In the following chapter on theoretical approaches, Mott provides an ambitious analysis, concluding that “political-economic orthodoxy remains equivocal about the relationship between economic growth and international conflict” (93). Although often insightful, this examination at times lacks the clarity that might have added to Mott’s approach. The reader is left with no clear sense of the real contribution of the theoretical literature to the economic growth–international conflict debate, but instead receives a catalogue of various literatures that have, over the years, added to the existing research. This is unfortunate, as it is obvious that Mott has the broad understanding of the theoretical literature often missing in other analyses. Indeed, this knowledge contributes to the evolution of the book’s fourth chapter on empirical approaches, which is an altogether clearer and more cogent analysis.

Chapter 4 addresses such issues as the use of data sets in international conflict analyses, as well as outlining the literature analyzing modern economic growth. Mott then offers his own original, empirical analyses of the “relationships between economic growth and international conflict over long periods, as well as the processes that link them” (128). This is an interesting and novel analysis. However, the difficulty with basing such a large part of his final thesis upon an empirical analysis performed specifically for the text, and sometimes ignoring other existing empirical literatures, it that it tends to concentrate too much upon the author’s own assumptions regarding the international conflict–economic growth relationship. Any difficulty in the manner in which the analysis is performed, regardless of the validity of its conclusions, then affects the entire approach. As Mott himself notes in chapter 5, “[I]n disclosing a large portion of the politico-economic theory of the dynamics between economic growth and international conflict, which is the object of this study, disjunction, however, creates its own dilemma of determining which growth-conflict relationship is relevant, why it is active and what to do about it” (171).

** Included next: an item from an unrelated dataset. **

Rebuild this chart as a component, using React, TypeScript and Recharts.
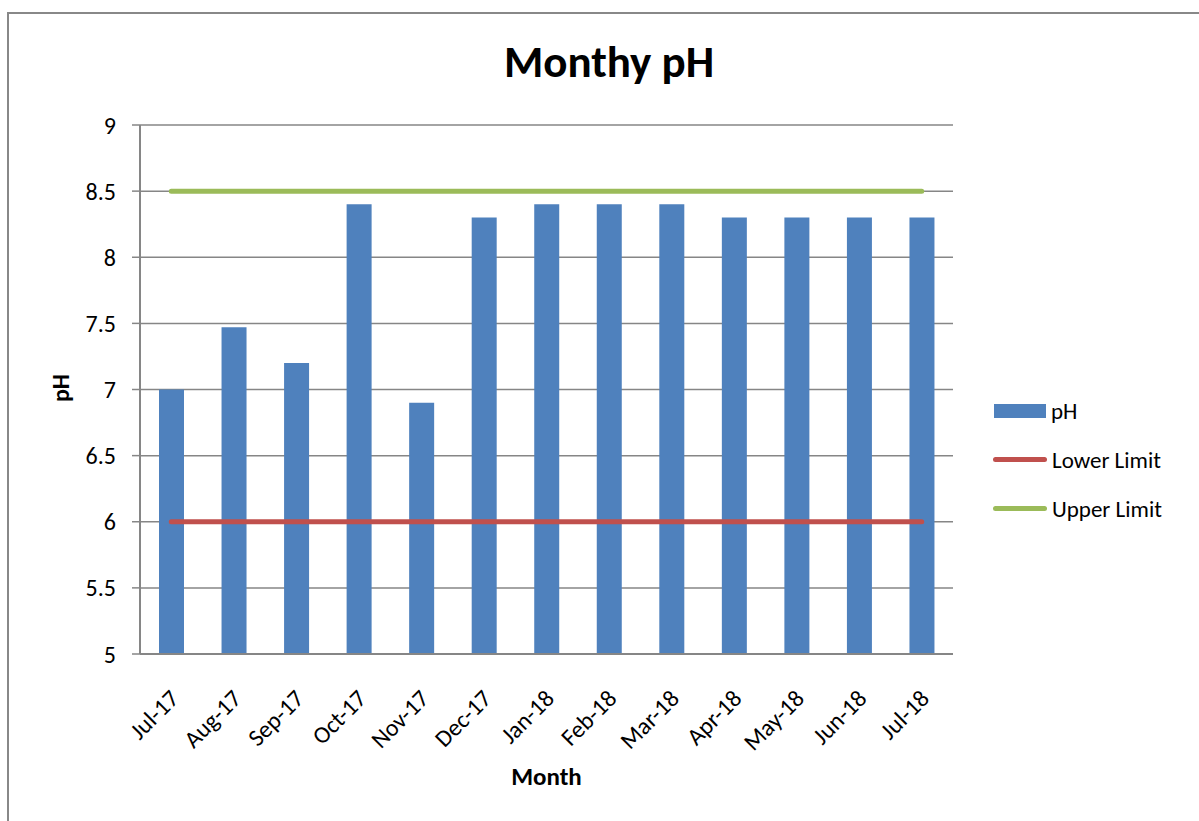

Tellingly, Mott discovers that there are two distinct growth-conflict relationships that result from two fundamentally different types of growth. The final chapter of The Economic Basis of Peace attempts to explain the meaning of this with some specific proposals. These include the notion that “[t]he contribution of dynamic growth to aggregate growth influences the national level of international conflict,” and that “[l]evels of international trade can reflect the contribution of static growth to aggregate growth” (228).

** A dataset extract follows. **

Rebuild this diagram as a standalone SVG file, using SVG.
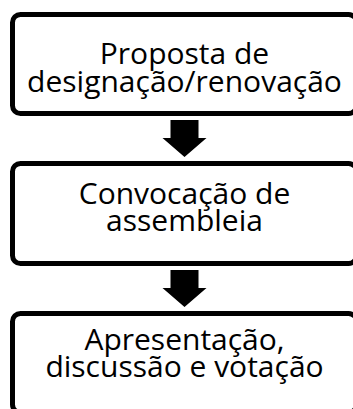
<svg xmlns="http://www.w3.org/2000/svg" width="353" height="409" viewBox="0 0 353 409">
<style>
.box{fill:#fff;stroke:#000;stroke-width:5}
.lbl{font-family:"Open Sans",sans-serif;font-size:30px;font-weight:400;fill:#000;text-anchor:middle}
.arr{fill:#000}
</style>
<rect width="353" height="409" fill="#fff"/>
<g id="connectors">
<polygon class="arr" points="170.5,120 198.5,120 198.5,138 206.5,138 184.5,157 162.5,138 170.5,138"/>
<polygon class="arr" points="170.5,270 198.5,270 198.5,288 206.5,288 184.5,307 162.5,288 170.5,288"/>
</g>
<g id="node1">
<rect class="box" x="12.5" y="14.5" width="344" height="99" rx="8"/>
<text class="lbl" x="184.5" y="64">Proposta de</text>
<text class="lbl" x="184.5" y="91.5">designação/renovação</text>
</g>
<g id="node2">
<rect class="box" x="12.5" y="163.5" width="344" height="100" rx="8"/>
<text class="lbl" x="184.5" y="204">Convocação de</text>
<text class="lbl" x="184.5" y="231">assembleia</text>
</g>
<g id="node3">
<rect class="box" x="12.5" y="313.5" width="344" height="99" rx="8"/>
<text class="lbl" x="184.5" y="350">Apresentação,</text>
<text class="lbl" x="184.5" y="377">discussão e votação</text>
</g>
</svg>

The Economic Basis of Peace is an ambitious project. Although at times it does not quite fulfill its promise, nevertheless it is well worth reading for the insights that it gives into the international conflict-economic growth relationship, as well as for the thoroughness of its analysis. That “this study has raised, suggested, and perhaps ignored as many questions and issues as it has addressed” (228) is not surprising given the complexity of the subject matter, but still it is a worthy and worthwhile contribution to the existing literature.